O bolsonarismo precisaria manter a dúvida sobre a lisura das urnas até o dia do voto, e as Forças Armadas têm nos ocupantes do Planalto papel central na estratégia. Caso Bolsonaro seja derrotado - e hoje as pesquisas apontam este cenário, como mostra o agregador de pesquisas do Estadão -, o discurso da fraude será o primeiro ato para o grupo manter influência e negar ao vencedor a tranquilidade que a legitimidade do voto garante ao candidato eleito.
A decisão de Fachin sobre o coronel foi tomada após vir à tona a notícia de que o oficial do Exército fez diversas publicações nas redes de conteúdos que, nas palavras de Fachin, "disseminaram informações falsas a fim de desacreditar o sistema eleitoral".
"Conquanto partidos e agentes políticos tenham o direito de atuar como fiscais, a posição de avaliador da conformidade de sistemas e equipamentos não deve ser ocupada por aqueles que negam prima facie o sistema eleitoral brasileiro e circulam desinformação a seu respeito", escreveu Fachin. "Tais condutas, para além de sofrer reprimendas normativas, têm sido coibidas pelo TSE através de reiterados precedentes jurisprudenciais."
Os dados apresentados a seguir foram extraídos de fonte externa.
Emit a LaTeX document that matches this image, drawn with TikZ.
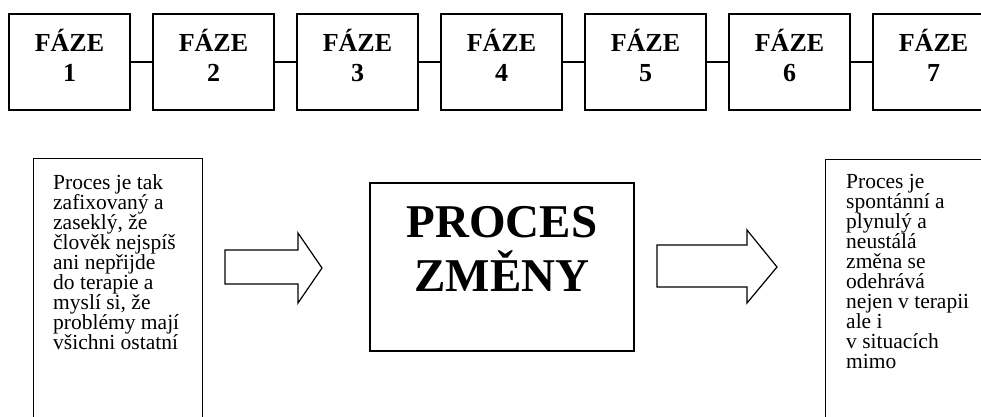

Em uma das postagens, o oficial comparou a segurança das urnas a uma loteria e escreveu que "nenhum país desenvolvido" adota o sistema. Além do Brasil, França e Estados Unidos usam urnas eletrônicas. "A elevada função de fiscalização do processo eleitoral há que ser exercida por aqueles que funcionam como terceiros capazes de gozar de confiança da Corte e da sociedade, mostrando-se publicamente imbuídos dos nobres propósitos de aperfeiçoamento do sistema eleitoral e de fortalecimento da democracia", prosseguiu Fachin no ofício à Defesa.
Sant'Anna é formado em Engenharia de Telecomunicações pelo Instituto Militar de Engenharia (IME) e especialista em defesa a ataques cibernéticos. É chefe da Divisão de Sistemas de Segurança e Cibernética da Informação no Exército.
Nesta segunda-feira, 8, o TSE rejeitou pedido das Forças para acessar documentos das eleições de 2014 e de 2018. A negativa consta em resposta de Fachin ao ministro da Defesa, que, em junho, havia solicitado o compartilhamento dos arquivos.